§ MATERIAL PROVIDED

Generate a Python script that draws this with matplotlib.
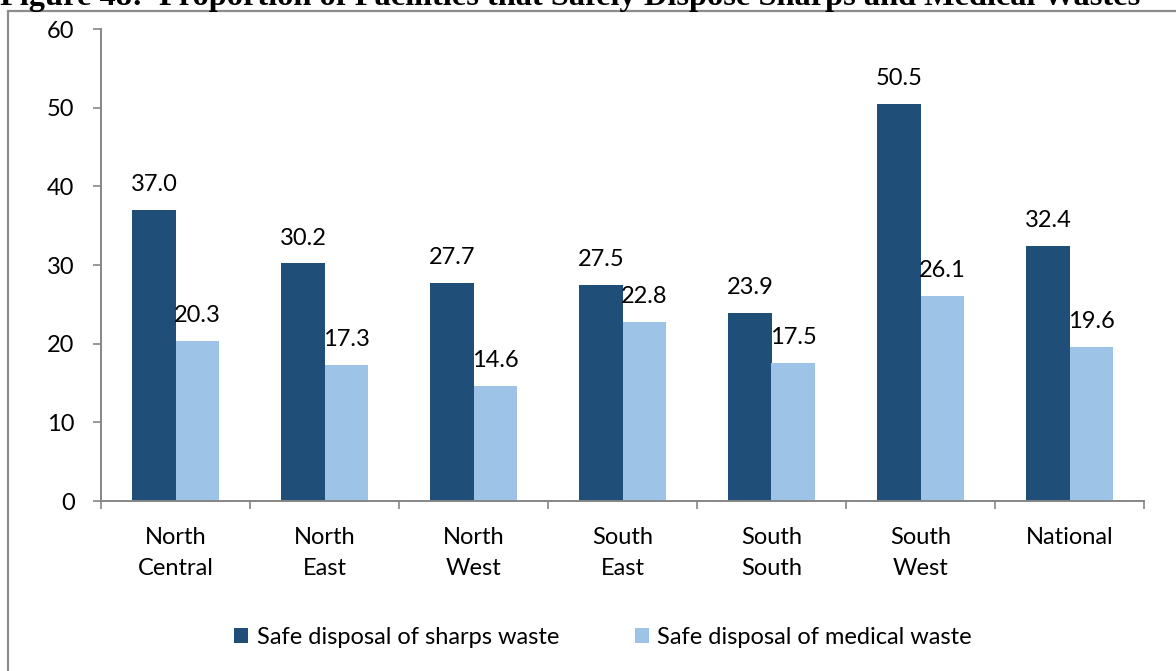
import matplotlib.pyplot as plt
import numpy as np
from matplotlib.patches import Rectangle

regions = ["North\nCentral", "North\nEast", "North\nWest", "South\nEast",
           "South\nSouth", "South\nWest", "National"]
sharps = [37.0, 30.2, 27.7, 27.5, 23.9, 50.5, 32.4]
medical = [20.3, 17.3, 14.6, 22.8, 17.5, 26.1, 19.6]

dark = "#1F4E79"
light = "#9DC3E6"
axis_grey = "#868686"
fs = 17

plt.rcParams["font.family"] = ["Lato", "DejaVu Sans"]

W, H = 1176, 671
fig = plt.figure(figsize=(W / 100, H / 100), dpi=100)
ax = fig.add_axes([101 / W, 1 - 501 / H, 1043 / W, 472 / H])

# outer frame around the chart, open at the bottom and right
fig.patches.append(Rectangle((8 / W, -0.05), 1.2, 1 - 11 / H + 0.05,
                             transform=fig.transFigure, fill=False,
                             edgecolor="#8c8c8c", linewidth=1.6))

fig.text(0.0, 1 - 5 / H,
         "Figure 48:  Proportion of Facilities that Safely Dispose Sharps and Medical Wastes",
         family=["Liberation Serif"], weight="bold", fontsize=23.3,
         ha="left", va="baseline")

x = np.arange(len(regions))
w = 0.29
b1 = ax.bar(x - w / 2, sharps, w, color=dark, label="Safe disposal of sharps waste")
b2 = ax.bar(x + w / 2, medical, w, color=light, label="Safe disposal of medical waste")

for bars, vals in ((b1, sharps), (b2, medical)):
    for r, v in zip(bars, vals):
        ax.text(r.get_x() + r.get_width() / 2, v + 2.4, f"{v:.1f}",
                ha="center", va="baseline", fontsize=fs)

ax.set_xlim(-0.5, len(regions) - 0.5)
ax.set_ylim(0, 60)
ax.set_yticks(range(0, 61, 10))
ax.set_xticks(x)
ax.set_xticklabels(regions, fontsize=fs, linespacing=1.55)
ax.set_xticks(np.arange(-0.5, len(regions)), minor=True)
ax.tick_params(axis="x", which="major", length=0, pad=19)
ax.tick_params(axis="x", which="minor", length=6, width=1.2,
               color=axis_grey, direction="out")
ax.tick_params(axis="y", length=6, width=1.2, color=axis_grey,
               labelsize=fs, pad=13)

for side in ("top", "right"):
    ax.spines[side].set_visible(False)
for side in ("left", "bottom"):
    ax.spines[side].set_color(axis_grey)
    ax.spines[side].set_linewidth(1.4)

fig.legend(loc="center", bbox_to_anchor=(603 / W, 1 - 637 / H), ncol=2,
           frameon=False, fontsize=fs, handlelength=0.6, handleheight=0.6,
           columnspacing=3.2, handletextpad=0.35)

fig.savefig("out.png", dpi=100)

§ EXERCISE PROMPT
Which lines contain "matplotlib"? Show each of them.

§ WRITTEN SOLUTION
Generate a Python script that draws this with matplotlib.
import matplotlib.pyplot as plt
from matplotlib.patches import Rectangle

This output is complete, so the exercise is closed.